For those who don’t follow on Facebook, I have been without internet in my house for 2.5 months and it will be another 20 days. When I finally do get it back I will have several New posts for you including what I got for my birthday (which is today) this year!
For now though I wanted to talk about expectations in ultralight backpacking, specifically of the cottage gear companies that supply so much of what we tend to carry. There have been more people than ever ordering from these companies and many of them are first time small company purchasers or new ultralighters and even a few traditional backpackers just trying to lighten some weight. This is great news for these gear makers, but it can also cause some issues. These issues have come to light as of late for a few people and it has caused some unhappy customers. I’ve heard a few of the complaints and sadly, some of them have happened from a lack of understanding in how cottage companies work. Some have been genuine issues as well of course and there are growing pains that do occur. Any time a company has more work than their workers can handle, it can mean things fall through the cracks.
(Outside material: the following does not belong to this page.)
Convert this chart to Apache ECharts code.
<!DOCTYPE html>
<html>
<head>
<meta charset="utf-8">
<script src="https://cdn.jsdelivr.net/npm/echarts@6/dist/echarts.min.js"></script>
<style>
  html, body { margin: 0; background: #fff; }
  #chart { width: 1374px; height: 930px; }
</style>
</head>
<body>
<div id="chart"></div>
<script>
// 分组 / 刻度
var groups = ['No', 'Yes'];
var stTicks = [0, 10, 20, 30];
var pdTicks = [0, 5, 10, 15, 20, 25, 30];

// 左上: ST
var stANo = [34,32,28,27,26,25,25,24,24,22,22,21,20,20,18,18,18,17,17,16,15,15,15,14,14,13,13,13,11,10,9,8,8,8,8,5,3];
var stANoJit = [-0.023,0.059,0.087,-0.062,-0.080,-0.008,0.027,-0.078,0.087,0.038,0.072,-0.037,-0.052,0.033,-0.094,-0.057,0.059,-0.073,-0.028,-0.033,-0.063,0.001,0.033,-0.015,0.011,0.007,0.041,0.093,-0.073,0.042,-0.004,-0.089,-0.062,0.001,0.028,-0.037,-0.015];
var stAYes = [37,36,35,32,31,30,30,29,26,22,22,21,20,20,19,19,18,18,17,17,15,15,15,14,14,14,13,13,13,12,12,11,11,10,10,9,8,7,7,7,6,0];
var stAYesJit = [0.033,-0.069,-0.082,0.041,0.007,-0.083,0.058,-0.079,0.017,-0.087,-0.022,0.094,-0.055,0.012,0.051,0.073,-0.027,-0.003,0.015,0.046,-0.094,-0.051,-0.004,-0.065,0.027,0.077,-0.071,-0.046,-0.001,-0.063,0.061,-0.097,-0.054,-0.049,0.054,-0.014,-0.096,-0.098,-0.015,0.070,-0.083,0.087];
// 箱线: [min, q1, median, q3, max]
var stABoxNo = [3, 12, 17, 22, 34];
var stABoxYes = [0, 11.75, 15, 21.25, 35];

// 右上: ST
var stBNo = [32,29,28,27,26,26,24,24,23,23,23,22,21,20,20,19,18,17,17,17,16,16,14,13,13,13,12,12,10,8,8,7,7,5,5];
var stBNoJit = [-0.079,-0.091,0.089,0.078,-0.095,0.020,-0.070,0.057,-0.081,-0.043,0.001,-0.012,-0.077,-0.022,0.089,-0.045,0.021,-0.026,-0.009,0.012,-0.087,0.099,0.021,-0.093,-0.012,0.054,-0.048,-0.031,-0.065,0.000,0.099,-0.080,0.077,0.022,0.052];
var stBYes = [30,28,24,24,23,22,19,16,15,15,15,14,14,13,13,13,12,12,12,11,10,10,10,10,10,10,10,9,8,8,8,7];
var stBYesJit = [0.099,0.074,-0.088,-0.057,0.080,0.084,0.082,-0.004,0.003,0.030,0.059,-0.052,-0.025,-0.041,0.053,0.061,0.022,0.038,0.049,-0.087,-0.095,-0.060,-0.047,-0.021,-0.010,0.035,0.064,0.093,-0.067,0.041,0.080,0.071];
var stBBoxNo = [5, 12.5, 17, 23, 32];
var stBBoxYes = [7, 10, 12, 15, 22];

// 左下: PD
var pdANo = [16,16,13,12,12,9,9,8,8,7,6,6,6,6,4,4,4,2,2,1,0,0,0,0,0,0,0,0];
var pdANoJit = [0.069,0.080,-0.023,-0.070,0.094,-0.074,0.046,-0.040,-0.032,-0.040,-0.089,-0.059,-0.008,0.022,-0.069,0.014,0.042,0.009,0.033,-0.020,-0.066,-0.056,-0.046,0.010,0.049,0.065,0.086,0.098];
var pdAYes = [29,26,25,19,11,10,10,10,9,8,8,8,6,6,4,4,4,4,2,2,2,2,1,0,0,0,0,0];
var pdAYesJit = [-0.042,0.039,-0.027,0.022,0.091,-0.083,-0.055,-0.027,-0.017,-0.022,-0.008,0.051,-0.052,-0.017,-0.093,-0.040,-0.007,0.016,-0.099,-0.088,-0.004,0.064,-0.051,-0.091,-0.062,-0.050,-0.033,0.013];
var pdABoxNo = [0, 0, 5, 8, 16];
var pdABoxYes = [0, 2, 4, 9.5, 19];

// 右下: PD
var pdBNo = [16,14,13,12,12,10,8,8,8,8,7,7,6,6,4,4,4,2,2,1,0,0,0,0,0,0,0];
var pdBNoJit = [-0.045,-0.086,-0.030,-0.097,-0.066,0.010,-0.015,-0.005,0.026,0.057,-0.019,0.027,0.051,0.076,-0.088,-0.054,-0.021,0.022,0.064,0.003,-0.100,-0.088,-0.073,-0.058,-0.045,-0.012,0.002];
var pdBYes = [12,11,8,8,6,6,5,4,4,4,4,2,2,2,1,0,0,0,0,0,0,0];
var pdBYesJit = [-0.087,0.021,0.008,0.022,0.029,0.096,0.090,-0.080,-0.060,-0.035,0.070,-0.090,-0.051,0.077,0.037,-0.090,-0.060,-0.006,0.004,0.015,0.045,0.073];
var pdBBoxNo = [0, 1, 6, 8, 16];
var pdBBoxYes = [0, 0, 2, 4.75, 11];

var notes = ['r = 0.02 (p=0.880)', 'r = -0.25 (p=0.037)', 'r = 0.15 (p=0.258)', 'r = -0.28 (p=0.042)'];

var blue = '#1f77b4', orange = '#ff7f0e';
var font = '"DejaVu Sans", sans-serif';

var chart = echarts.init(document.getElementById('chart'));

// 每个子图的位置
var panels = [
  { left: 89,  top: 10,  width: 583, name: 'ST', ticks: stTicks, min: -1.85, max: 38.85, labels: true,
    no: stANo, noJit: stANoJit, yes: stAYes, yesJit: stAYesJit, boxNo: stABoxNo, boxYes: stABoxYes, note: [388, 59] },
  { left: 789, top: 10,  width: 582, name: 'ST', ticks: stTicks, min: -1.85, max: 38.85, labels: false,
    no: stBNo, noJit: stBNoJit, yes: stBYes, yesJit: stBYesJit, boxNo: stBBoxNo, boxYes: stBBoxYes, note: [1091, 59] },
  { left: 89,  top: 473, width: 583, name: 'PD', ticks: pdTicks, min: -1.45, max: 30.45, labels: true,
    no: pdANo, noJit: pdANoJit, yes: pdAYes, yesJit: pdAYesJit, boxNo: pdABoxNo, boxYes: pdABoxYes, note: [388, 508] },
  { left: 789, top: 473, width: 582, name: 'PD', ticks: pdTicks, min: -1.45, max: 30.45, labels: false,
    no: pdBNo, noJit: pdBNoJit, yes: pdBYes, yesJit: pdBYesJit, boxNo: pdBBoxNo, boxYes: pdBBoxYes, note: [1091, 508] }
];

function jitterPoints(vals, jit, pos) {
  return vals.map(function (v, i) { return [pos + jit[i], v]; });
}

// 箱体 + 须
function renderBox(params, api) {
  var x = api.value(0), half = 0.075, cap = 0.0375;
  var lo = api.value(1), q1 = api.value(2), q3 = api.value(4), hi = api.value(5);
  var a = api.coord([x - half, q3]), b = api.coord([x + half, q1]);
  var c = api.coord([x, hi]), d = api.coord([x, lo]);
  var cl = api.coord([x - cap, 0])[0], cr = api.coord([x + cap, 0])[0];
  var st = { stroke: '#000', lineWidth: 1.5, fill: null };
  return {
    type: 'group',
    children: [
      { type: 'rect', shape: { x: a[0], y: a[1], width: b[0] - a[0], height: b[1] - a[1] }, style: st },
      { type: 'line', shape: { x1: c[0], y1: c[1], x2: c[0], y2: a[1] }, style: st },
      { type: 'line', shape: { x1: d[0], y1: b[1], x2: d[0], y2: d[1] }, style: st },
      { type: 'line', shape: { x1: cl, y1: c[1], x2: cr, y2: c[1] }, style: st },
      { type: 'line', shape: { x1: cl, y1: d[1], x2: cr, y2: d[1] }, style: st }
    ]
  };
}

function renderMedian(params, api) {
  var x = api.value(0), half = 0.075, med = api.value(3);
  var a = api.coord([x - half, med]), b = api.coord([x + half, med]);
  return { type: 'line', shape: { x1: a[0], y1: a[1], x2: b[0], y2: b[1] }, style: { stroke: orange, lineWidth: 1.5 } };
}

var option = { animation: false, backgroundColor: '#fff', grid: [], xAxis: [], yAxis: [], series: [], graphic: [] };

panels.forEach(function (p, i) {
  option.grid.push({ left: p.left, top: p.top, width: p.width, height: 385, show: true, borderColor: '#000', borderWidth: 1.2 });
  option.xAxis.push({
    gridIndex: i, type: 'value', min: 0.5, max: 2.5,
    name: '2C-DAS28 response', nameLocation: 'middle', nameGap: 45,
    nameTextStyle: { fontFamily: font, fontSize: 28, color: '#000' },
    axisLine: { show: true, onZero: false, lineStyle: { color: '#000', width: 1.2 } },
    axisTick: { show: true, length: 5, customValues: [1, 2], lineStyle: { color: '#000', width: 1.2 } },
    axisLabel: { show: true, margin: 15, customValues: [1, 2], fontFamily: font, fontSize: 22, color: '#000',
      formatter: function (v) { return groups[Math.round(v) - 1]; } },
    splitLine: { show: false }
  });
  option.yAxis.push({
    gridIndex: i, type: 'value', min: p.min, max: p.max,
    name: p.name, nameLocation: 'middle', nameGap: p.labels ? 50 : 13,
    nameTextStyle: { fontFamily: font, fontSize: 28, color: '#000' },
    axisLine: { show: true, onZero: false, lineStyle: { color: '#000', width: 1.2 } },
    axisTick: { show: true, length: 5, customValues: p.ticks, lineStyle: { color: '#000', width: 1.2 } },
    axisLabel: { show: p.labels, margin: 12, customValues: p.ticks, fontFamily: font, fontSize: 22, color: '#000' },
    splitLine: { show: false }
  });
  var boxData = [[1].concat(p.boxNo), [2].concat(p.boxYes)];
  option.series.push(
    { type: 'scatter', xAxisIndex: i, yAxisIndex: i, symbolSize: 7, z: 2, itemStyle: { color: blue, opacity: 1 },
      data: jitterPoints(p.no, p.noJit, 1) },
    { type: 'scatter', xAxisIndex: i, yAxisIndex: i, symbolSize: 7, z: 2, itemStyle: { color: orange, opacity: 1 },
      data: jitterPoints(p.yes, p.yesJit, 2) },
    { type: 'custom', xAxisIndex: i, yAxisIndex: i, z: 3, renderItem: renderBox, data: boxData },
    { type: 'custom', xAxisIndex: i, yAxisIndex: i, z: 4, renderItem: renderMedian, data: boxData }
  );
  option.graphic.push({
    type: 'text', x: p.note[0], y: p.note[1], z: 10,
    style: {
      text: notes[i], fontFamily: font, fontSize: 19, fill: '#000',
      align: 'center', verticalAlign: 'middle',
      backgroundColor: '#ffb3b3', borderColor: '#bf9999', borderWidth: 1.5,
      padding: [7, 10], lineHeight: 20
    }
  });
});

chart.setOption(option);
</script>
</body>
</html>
It is unfortunate, but a reality of business and is something that customers need to have some grace for. Not that we should settle for bad service, but maybe just have a softer heart and a little understanding that we are working with people, not robots.
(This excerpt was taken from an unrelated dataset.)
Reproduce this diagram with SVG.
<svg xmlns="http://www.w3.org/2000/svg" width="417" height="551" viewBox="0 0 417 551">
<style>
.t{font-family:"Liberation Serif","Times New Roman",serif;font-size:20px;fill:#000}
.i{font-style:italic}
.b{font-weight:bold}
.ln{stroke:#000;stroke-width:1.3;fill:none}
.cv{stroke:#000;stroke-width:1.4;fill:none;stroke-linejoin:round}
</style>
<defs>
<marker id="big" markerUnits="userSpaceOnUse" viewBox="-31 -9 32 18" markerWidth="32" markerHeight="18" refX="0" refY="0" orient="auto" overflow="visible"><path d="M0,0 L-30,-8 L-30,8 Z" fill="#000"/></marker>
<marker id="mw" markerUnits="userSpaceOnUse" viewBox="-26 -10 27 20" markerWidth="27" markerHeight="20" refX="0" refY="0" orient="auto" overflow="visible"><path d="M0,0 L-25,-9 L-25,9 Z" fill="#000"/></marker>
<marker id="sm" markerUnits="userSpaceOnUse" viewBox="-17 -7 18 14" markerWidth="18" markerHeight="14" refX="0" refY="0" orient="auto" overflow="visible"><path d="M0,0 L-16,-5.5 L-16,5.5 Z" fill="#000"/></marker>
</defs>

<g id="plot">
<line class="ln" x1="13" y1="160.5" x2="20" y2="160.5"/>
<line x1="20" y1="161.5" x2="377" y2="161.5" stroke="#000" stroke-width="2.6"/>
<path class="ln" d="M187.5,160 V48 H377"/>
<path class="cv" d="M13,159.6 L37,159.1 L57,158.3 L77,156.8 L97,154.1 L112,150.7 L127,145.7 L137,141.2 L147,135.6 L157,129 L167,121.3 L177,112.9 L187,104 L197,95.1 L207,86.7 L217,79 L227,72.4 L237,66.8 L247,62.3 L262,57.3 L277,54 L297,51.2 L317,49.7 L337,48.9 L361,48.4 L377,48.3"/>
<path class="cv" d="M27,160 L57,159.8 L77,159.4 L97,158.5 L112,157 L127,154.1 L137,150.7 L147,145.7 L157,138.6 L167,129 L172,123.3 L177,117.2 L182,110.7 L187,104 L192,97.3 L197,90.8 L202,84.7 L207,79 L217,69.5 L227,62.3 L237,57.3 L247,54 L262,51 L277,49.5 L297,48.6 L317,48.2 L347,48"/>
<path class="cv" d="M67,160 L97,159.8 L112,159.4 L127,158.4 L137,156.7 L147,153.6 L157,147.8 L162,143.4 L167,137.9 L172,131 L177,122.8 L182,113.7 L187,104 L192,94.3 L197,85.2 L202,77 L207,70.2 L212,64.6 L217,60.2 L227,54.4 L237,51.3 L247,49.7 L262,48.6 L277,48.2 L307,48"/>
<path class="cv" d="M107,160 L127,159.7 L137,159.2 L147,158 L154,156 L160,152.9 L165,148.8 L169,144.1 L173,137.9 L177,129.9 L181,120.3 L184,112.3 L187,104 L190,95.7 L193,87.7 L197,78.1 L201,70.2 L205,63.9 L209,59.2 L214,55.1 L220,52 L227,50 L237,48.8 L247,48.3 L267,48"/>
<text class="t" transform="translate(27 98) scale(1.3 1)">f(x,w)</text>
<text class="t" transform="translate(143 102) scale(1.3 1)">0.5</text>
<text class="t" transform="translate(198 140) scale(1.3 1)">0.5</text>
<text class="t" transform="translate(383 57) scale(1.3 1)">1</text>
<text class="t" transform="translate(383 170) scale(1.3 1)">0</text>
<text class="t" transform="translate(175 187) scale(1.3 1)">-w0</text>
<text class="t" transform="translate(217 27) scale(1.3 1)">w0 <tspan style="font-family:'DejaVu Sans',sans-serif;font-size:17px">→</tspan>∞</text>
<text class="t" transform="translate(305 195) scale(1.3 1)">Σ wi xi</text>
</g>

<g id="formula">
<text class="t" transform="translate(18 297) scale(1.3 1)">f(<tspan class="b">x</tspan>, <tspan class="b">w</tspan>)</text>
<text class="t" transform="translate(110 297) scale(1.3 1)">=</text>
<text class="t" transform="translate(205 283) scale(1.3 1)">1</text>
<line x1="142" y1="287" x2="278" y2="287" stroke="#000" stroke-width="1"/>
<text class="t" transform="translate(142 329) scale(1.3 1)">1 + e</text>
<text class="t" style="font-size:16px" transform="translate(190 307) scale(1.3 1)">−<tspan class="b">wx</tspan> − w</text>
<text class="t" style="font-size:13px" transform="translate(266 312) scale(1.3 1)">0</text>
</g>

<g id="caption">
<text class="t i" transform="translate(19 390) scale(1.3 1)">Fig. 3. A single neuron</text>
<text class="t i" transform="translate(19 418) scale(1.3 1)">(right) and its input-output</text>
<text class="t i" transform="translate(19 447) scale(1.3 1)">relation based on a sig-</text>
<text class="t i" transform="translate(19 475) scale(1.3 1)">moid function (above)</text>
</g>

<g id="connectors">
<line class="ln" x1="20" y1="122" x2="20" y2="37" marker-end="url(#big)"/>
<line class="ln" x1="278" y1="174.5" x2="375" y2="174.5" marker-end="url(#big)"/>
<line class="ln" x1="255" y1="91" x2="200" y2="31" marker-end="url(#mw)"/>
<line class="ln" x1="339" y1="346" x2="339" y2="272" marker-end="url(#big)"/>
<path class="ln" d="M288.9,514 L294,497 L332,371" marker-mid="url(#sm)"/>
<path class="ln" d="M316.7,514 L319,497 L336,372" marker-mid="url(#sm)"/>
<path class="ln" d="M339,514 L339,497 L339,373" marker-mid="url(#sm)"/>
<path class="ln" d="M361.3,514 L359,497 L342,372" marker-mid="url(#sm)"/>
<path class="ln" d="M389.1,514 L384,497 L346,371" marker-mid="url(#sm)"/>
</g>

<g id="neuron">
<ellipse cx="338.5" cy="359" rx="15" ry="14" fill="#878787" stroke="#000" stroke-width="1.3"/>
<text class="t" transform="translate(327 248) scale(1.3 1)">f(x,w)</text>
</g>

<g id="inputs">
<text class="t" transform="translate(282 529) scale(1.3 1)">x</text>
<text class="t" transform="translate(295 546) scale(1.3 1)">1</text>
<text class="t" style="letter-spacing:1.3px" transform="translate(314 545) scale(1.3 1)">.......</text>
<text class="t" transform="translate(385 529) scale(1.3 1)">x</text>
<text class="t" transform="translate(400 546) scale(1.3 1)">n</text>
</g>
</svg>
The thing that has bothered me the most, is unrealistic expectations from a small business. As someone who works for a family member’s small business I am aware of the issues from the business side of things and as a customer of many of my local businesses and online gear shops, I am also familiar with what it is like to have these issues as a customer. The thing to remember is, these are people at the other end of the phone, keyboard or what have you. These are people with a passion and desire to make a great product. As a customer, it is important to remember that and in a world where faceless corporate conglomerates have taken over much of the market, many people do not understand or recognize what it is to be a small business anymore. People have forgotten that a tent that is a bit late for a business owner is a 12 hour work day trying to fill an order that he just ran out of time to make instead of going to the movies with their spouse or seeing their kid’s ball game on a Saturday. There is a real person there and they have a life outside of your order. These are not machines that pump out hundreds of products a day. You need to treat them as such.
So I have some guidelines I’ve adopted when working with these small companies that helps my transaction go smoothly and my expectations as realistic as possible. It also helps the company to fully understand what I expect.
1. Order Early – I try to add at least a month, sometimes more, than the wait time listed on their website. These wait times are subject to change and are dependent on how many orders they have in. They can (and probably do) get 15 or 20 more orders than they expect in any given day. This can change wait times drastically, so I always try to order early and never order something you can’t live without so that it will get there a week or two before your hike. Always make sure you give it at least a month or more.
2. Expect a Longer Wait in Spring – Folks this is Thru Hiker season and everyone is trying to get their gear and get on trail. There are going to be long wait times and hundreds of emails and requests. You are not their only customer or even the only one who may need a rush on something at this time of year, so have some grace and don’t put your order in too late. This ties into the first point as well as the next point which is…
3. For a Major Hike During a Major Hiking Season, Always Order 6 Months in Advance – I was wanting my tarp last year for a September hike. Not a giant season like April or May is, but pretty big around here so I made certain my order was in April and I was prepared for a long wait. It took a while, but I got my tarp and despite the wait, I wasn’t unhappy because I knew to expect it.
4. Stay In Contact – If you are looking for something vital to your hike, or something you asked to be rushed, don’t be afraid to check in after you place the request and if you don’t get confirmation of shipment the day you requested, email them back. These are busy people. Some of them even have regular 9 to 5 jobs on top of what you’ve asked for and things get lost or forgotten. An email once or twice in the middle of the process (not 15) only takes 5 minutes and can be a good way to make sure your expectations are fully communicated and not being misunderstood. This can give a company the chance to fix something before it becomes an actual problem.
5. Finally, Have Some Grace – Again, these are people, not robots. Even if they do mess it up and your plans are not what you hoped, remember they didn’t do it to you on purpose or to make you upset. Things happen and no one is perfect.
I’ve found if I keep these 5 things in mind when placing orders with a cottage gear maker, I have better success, better expectations, and less frustration during my gear buying process!